Rubio discussed his own family, noting that his father grew up poor and his mother "lived in a home with dirt floors in rural Cuba, raised by a disabled father who struggled to bring food home every night." Noting that the U.S. government "helped me and my siblings pay for college," he said that had he been raised in a country other than the United States, "I would probably have been a very opinionated bartender."
Rubio argued the path out of poverty has gotten harder. To address that, he said that government should play "a supporting role: to help create the conditions that enable prosperity in our private economy."
"That's a crucial role but a necessarily limited one," he continued. "It can't substitute for what it is meant to enable--a thriving free economy. It is not the ever expanding reach of government, but rather having access to the benefits of thriving economy that allows the poor to rise into the middle class. Not by making rich people poorer, but by making poor people richer. To do that we need a limited and effective government. "
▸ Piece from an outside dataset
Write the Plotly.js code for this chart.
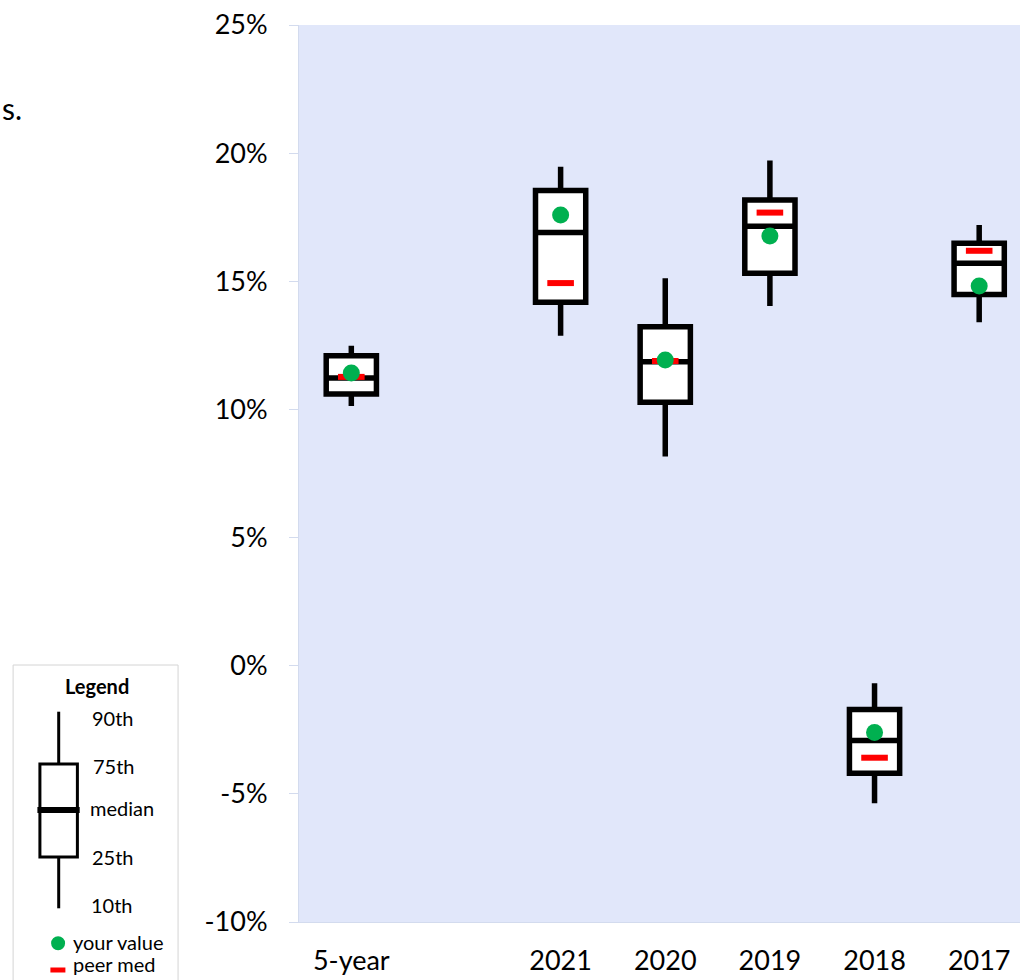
<!DOCTYPE html>
<html>
<head>
<meta charset="utf-8">
<script src="https://cdn.plot.ly/plotly-3.0.1.min.js"></script>
<style>html,body{margin:0;padding:0;background:#fff;}#chart{width:1020px;height:980px;}</style>
</head>
<body>
<div id="chart"></div>
<script>
// ---- data ----
const categories = ['5-year', '', '2021', '2020', '2019', '2018', '2017'];
const boxCats = ['5-year', '2021', '2020', '2019', '2018', '2017'];
const p10 = [10.13, 12.87, 8.16, 14.04, -5.37, 13.40];
const p25 = [10.60, 14.18, 10.28, 15.31, -4.20, 14.48];
const p50 = [11.23, 16.90, 11.86, 17.15, -2.92, 15.70];
const p75 = [12.09, 18.54, 13.23, 18.17, -1.71, 16.48];
const p90 = [12.48, 19.47, 15.12, 19.71, -0.68, 17.20];
const yourValue = [11.42, 17.59, 11.93, 16.77, -2.61, 14.82];
const peerMed = [11.27, 14.93, 11.89, 17.68, -3.59, 16.19];
const yTickVals = [-10, -5, 0, 5, 10, 15, 20, 25];
const yTickText = ['-10%', '-5%', '0%', '5%', '10%', '15%', '20%', '25%'];
const legendLabels = ['90th', '75th', 'median', '25th', '10th'];

// ---- build ----
const catIdx = categories.map((c, i) => i);
const xpos = boxCats.map(c => categories.indexOf(c));
const bounds = categories.map((c, i) => i - 0.5).concat([categories.length - 0.5]);
const xRange = [-0.5, 6.39];
const yRange = [-10, 25];
const FONT = 'Lato, "Open Sans", sans-serif';
const TICKC = '#d3dbee';

const traces = [
  {
    type: 'box', x: xpos, q1: p25, median: p50, q3: p75,
    lowerfence: p10, upperfence: p90, boxpoints: false,
    width: 0.48, whiskerwidth: 0, fillcolor: '#ffffff',
    line: {color: '#000000', width: 5.5}, hoverinfo: 'skip', showlegend: false
  },
  {
    type: 'scatter', mode: 'markers', x: xpos, y: peerMed,
    marker: {symbol: 'line-ew', size: 19, color: '#ff0000', line: {color: '#ff0000', width: 6}},
    hoverinfo: 'skip', showlegend: false
  },
  {
    type: 'scatter', mode: 'markers', x: xpos, y: yourValue,
    marker: {symbol: 'circle', size: 17, color: '#00b050', line: {width: 0}},
    hoverinfo: 'skip', showlegend: false
  }
];

const W = 1020, H = 980, ML = 298.7, MT = 25, MB = 58;
const pw = W - ML, ph = H - MT - MB;
const lx = px => (px - ML) / pw;
const ly = py => (H - MB - py) / ph;

const shapes = [
  // legend frame
  {type: 'rect', xref: 'paper', yref: 'paper', x0: lx(12.7), x1: lx(177.7), y0: ly(665), y1: ly(990),
   line: {color: '#d4d4d4', width: 1}, fillcolor: 'rgba(0,0,0,0)', layer: 'above'},
  // whiskers
  {type: 'line', xref: 'paper', yref: 'paper', x0: lx(58.3), x1: lx(58.3), y0: ly(711.7), y1: ly(764),
   line: {color: '#000', width: 3}},
  {type: 'line', xref: 'paper', yref: 'paper', x0: lx(58.3), x1: lx(58.3), y0: ly(857), y1: ly(908.3),
   line: {color: '#000', width: 3}},
  // box
  {type: 'rect', xref: 'paper', yref: 'paper', x0: lx(39.5), x1: lx(77), y0: ly(857), y1: ly(764),
   line: {color: '#000', width: 3}, fillcolor: '#ffffff'},
  // median
  {type: 'line', xref: 'paper', yref: 'paper', x0: lx(37), x1: lx(79.3), y0: ly(810), y1: ly(810),
   line: {color: '#000', width: 6}},
  // your value dot
  {type: 'circle', xref: 'paper', yref: 'paper', x0: lx(50.7), x1: lx(64.7), y0: ly(936.3), y1: ly(950.3),
   line: {width: 0}, fillcolor: '#00b050'},
  // peer med dash
  {type: 'rect', xref: 'paper', yref: 'paper', x0: lx(50), x1: lx(65), y0: ly(967.5), y1: ly(972.5),
   line: {width: 0}, fillcolor: '#ff0000'}
];

const legY = [718, 766, 808, 857, 905];
const legX = [90, 91, 88, 90, 89];
const annotations = [
  {text: '<b>Legend</b>', xref: 'paper', yref: 'paper', x: lx(97), y: ly(686), xanchor: 'center', yanchor: 'middle',
   showarrow: false, font: {family: FONT, size: 20, color: '#000'}},
  {text: 'your value', xref: 'paper', yref: 'paper', x: lx(71), y: ly(942), xanchor: 'left', yanchor: 'middle',
   showarrow: false, font: {family: FONT, size: 20, color: '#000'}},
  {text: 'peer med', xref: 'paper', yref: 'paper', x: lx(71), y: ly(964), xanchor: 'left', yanchor: 'middle',
   showarrow: false, font: {family: FONT, size: 20, color: '#000'}},
  {text: 's.', xref: 'paper', yref: 'paper', x: lx(0), y: ly(108), xanchor: 'left', yanchor: 'middle',
   showarrow: false, font: {family: FONT, size: 30, color: '#000'}}
].concat(legendLabels.map((t, i) => ({
  text: t, xref: 'paper', yref: 'paper', x: lx(legX[i]), y: ly(legY[i]), xanchor: 'left', yanchor: 'middle',
  showarrow: false, font: {family: FONT, size: 20, color: '#000'}
})));

const layout = {
  width: W, height: H,
  margin: {l: ML, r: 0, t: MT, b: MB, pad: 0},
  paper_bgcolor: '#ffffff', plot_bgcolor: '#e1e7fa',
  font: {family: FONT, color: '#000'},
  showlegend: false,
  xaxis: {
    type: 'linear', range: xRange, tickmode: 'array', tickvals: catIdx, ticktext: categories,
    ticks: '', showgrid: false, zeroline: false, showline: true, linecolor: TICKC, linewidth: 1,
    tickfont: {family: FONT, size: 27, color: '#000'}, ticklabelstandoff: 15, fixedrange: true
  },
  xaxis2: {
    overlaying: 'x', anchor: 'y', type: 'linear', range: xRange, tickmode: 'array', tickvals: bounds,
    ticks: 'outside', ticklen: 10, tickcolor: TICKC, tickwidth: 1, showticklabels: false,
    showgrid: false, zeroline: false, showline: false
  },
  xaxis3: {
    overlaying: 'x', anchor: 'y', type: 'linear', range: xRange, tickmode: 'array', tickvals: bounds,
    ticks: 'inside', ticklen: 10, tickcolor: TICKC, tickwidth: 1, showticklabels: false,
    showgrid: false, zeroline: false, showline: false
  },
  yaxis: {
    range: yRange, tickmode: 'array', tickvals: yTickVals, ticktext: yTickText,
    ticks: 'outside', ticklen: 9, tickcolor: TICKC, tickwidth: 1,
    showgrid: false, zeroline: false, showline: true, linecolor: TICKC, linewidth: 1,
    tickfont: {family: FONT, size: 27, color: '#000'}, ticklabelstandoff: 16, fixedrange: true
  },
  yaxis2: {
    overlaying: 'y', anchor: 'x', range: yRange, tickmode: 'array', tickvals: yTickVals,
    ticks: 'inside', ticklen: 10, tickcolor: TICKC, tickwidth: 1, showticklabels: false,
    showgrid: false, zeroline: false, showline: false
  },
  shapes: shapes,
  annotations: annotations
};

Plotly.newPlot('chart', traces, layout, {displayModeBar: false, staticPlot: true});
</script>
</body>
</html>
At the outset of his remarks, Ryan made reference to the fact that both he and Rubio are being watched as potential 2016 GOP presidential candidates. He noted that the two men are the only two to have been awarded the Kemp Foundation Leadership Award, which Ryan received last year and Rubio received on Tuesday.
"You're joining an elite group of past recipients - so far, it's just me and you," Ryan said. "I'll see you at the reunion dinner - table for two. Know any good diners in Iowa or New Hampshire?"
He added: "I'm sure the press won't read too much into that."